WRITTEN INSTRUCTION: Give all of the lines again exactly as they read.

INFORMATION SUPPLIED:
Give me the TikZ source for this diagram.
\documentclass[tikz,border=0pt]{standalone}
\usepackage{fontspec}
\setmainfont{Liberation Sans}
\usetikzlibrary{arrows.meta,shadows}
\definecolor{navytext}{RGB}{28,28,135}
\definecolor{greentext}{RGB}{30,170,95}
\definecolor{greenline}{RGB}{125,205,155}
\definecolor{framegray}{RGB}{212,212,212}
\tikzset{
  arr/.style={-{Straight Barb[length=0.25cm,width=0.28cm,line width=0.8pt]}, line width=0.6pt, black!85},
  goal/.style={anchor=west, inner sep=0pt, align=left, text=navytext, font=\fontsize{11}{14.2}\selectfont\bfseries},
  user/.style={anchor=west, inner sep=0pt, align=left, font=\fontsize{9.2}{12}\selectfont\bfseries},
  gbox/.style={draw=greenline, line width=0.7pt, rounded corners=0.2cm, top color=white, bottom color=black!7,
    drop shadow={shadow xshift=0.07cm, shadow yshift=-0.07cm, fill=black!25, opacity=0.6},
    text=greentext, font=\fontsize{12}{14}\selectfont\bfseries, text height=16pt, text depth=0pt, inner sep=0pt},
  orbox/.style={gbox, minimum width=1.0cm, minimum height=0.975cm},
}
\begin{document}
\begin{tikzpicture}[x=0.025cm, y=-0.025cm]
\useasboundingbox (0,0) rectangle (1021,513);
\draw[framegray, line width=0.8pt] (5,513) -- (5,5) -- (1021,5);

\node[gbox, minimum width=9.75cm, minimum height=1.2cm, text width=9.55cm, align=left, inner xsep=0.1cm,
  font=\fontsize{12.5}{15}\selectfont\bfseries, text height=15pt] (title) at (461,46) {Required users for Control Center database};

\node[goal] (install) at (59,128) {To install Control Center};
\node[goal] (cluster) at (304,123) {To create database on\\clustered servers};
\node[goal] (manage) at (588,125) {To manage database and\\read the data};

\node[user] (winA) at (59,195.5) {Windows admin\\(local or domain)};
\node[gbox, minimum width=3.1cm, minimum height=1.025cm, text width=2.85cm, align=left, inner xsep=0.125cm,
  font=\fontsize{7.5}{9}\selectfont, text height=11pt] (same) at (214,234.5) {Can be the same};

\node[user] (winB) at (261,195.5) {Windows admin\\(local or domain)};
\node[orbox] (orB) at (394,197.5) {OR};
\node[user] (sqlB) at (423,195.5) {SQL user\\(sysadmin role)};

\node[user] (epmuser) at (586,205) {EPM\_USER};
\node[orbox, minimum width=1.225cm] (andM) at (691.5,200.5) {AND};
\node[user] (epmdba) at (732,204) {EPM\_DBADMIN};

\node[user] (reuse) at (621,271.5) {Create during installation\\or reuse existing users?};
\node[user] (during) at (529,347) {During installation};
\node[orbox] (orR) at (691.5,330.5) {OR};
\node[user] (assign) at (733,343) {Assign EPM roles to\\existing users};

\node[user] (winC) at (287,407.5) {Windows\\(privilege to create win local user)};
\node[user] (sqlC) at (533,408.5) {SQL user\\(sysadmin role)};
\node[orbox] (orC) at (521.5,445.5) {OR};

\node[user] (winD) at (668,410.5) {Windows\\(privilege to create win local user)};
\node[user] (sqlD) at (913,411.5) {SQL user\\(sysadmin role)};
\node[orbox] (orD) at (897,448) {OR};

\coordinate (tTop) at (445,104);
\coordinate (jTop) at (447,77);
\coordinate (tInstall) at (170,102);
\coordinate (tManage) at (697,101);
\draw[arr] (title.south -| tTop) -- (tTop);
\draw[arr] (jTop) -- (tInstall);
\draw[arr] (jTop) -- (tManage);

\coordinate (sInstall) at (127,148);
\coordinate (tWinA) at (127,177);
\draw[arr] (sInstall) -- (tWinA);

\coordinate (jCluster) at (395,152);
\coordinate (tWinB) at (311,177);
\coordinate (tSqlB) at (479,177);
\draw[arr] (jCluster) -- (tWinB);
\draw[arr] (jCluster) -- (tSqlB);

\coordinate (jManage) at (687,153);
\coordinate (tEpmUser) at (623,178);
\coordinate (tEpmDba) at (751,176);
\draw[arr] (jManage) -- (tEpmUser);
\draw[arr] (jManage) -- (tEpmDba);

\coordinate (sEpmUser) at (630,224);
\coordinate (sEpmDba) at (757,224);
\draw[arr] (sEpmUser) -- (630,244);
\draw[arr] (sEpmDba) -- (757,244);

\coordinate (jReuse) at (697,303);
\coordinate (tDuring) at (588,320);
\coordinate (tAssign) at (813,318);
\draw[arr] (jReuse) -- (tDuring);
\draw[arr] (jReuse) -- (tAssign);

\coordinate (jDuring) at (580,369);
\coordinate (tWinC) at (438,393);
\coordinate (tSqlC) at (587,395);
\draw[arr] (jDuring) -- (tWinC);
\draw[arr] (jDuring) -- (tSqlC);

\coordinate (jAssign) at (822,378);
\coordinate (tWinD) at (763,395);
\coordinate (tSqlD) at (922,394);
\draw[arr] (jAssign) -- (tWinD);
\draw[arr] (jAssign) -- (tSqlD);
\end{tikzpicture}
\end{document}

TASK ANSWER:
Give me the TikZ source for this diagram.
\documentclass[tikz,border=0pt]{standalone}
\usepackage{fontspec}
\setmainfont{Liberation Sans}
\usetikzlibrary{arrows.meta,shadows}
\definecolor{navytext}{RGB}{28,28,135}
\definecolor{greentext}{RGB}{30,170,95}
\definecolor{greenline}{RGB}{125,205,155}
\definecolor{framegray}{RGB}{212,212,212}
\tikzset{
  arr/.style={-{Straight Barb[length=0.25cm,width=0.28cm,line width=0.8pt]}, line width=0.6pt, black!85},
  goal/.style={anchor=west, inner sep=0pt, align=left, text=navytext, font=\fontsize{11}{14.2}\selectfont\bfseries},
  user/.style={anchor=west, inner sep=0pt, align=left, font=\fontsize{9.2}{12}\selectfont\bfseries},
  gbox/.style={draw=greenline, line width=0.7pt, rounded corners=0.2cm, top color=white, bottom color=black!7,
    drop shadow={shadow xshift=0.07cm, shadow yshift=-0.07cm, fill=black!25, opacity=0.6},
    text=greentext, font=\fontsize{12}{14}\selectfont\bfseries, text height=16pt, text depth=0pt, inner sep=0pt},
  orbox/.style={gbox, minimum width=1.0cm, minimum height=0.975cm},
}
\begin{document}
\begin{tikzpicture}[x=0.025cm, y=-0.025cm]
\useasboundingbox (0,0) rectangle (1021,513);
\draw[framegray, line width=0.8pt] (5,513) -- (5,5) -- (1021,5);

\node[gbox, minimum width=9.75cm, minimum height=1.2cm, text width=9.55cm, align=left, inner xsep=0.1cm,
  font=\fontsize{12.5}{15}\selectfont\bfseries, text height=15pt] (title) at (461,46) {Required users for Control Center database};

\node[goal] (install) at (59,128) {To install Control Center};
\node[goal] (cluster) at (304,123) {To create database on\\clustered servers};
\node[goal] (manage) at (588,125) {To manage database and\\read the data};

\node[user] (winA) at (59,195.5) {Windows admin\\(local or domain)};
\node[gbox, minimum width=3.1cm, minimum height=1.025cm, text width=2.85cm, align=left, inner xsep=0.125cm,
  font=\fontsize{7.5}{9}\selectfont, text height=11pt] (same) at (214,234.5) {Can be the same};

\node[user] (winB) at (261,195.5) {Windows admin\\(local or domain)};
\node[orbox] (orB) at (394,197.5) {OR};
\node[user] (sqlB) at (423,195.5) {SQL user\\(sysadmin role)};

\node[user] (epmuser) at (586,205) {EPM\_USER};
\node[orbox, minimum width=1.225cm] (andM) at (691.5,200.5) {AND};
\node[user] (epmdba) at (732,204) {EPM\_DBADMIN};

\node[user] (reuse) at (621,271.5) {Create during installation\\or reuse existing users?};
\node[user] (during) at (529,347) {During installation};
\node[orbox] (orR) at (691.5,330.5) {OR};
\node[user] (assign) at (733,343) {Assign EPM roles to\\existing users};

\node[user] (winC) at (287,407.5) {Windows\\(privilege to create win local user)};
\node[user] (sqlC) at (533,408.5) {SQL user\\(sysadmin role)};
\node[orbox] (orC) at (521.5,445.5) {OR};

\node[user] (winD) at (668,410.5) {Windows\\(privilege to create win local user)};
\node[user] (sqlD) at (913,411.5) {SQL user\\(sysadmin role)};
\node[orbox] (orD) at (897,448) {OR};

\coordinate (tTop) at (445,104);
\coordinate (jTop) at (447,77);
\coordinate (tInstall) at (170,102);
\coordinate (tManage) at (697,101);
\draw[arr] (title.south -| tTop) -- (tTop);
\draw[arr] (jTop) -- (tInstall);
\draw[arr] (jTop) -- (tManage);

\coordinate (sInstall) at (127,148);
\coordinate (tWinA) at (127,177);
\draw[arr] (sInstall) -- (tWinA);

\coordinate (jCluster) at (395,152);
\coordinate (tWinB) at (311,177);
\coordinate (tSqlB) at (479,177);
\draw[arr] (jCluster) -- (tWinB);
\draw[arr] (jCluster) -- (tSqlB);

\coordinate (jManage) at (687,153);
\coordinate (tEpmUser) at (623,178);
\coordinate (tEpmDba) at (751,176);
\draw[arr] (jManage) -- (tEpmUser);
\draw[arr] (jManage) -- (tEpmDba);

\coordinate (sEpmUser) at (630,224);
\coordinate (sEpmDba) at (757,224);
\draw[arr] (sEpmUser) -- (630,244);
\draw[arr] (sEpmDba) -- (757,244);

\coordinate (jReuse) at (697,303);
\coordinate (tDuring) at (588,320);
\coordinate (tAssign) at (813,318);
\draw[arr] (jReuse) -- (tDuring);
\draw[arr] (jReuse) -- (tAssign);

\coordinate (jDuring) at (580,369);
\coordinate (tWinC) at (438,393);
\coordinate (tSqlC) at (587,395);
\draw[arr] (jDuring) -- (tWinC);
\draw[arr] (jDuring) -- (tSqlC);

\coordinate (jAssign) at (822,378);
\coordinate (tWinD) at (763,395);
\coordinate (tSqlD) at (922,394);
\draw[arr] (jAssign) -- (tWinD);
\draw[arr] (jAssign) -- (tSqlD);
\end{tikzpicture}
\end{document}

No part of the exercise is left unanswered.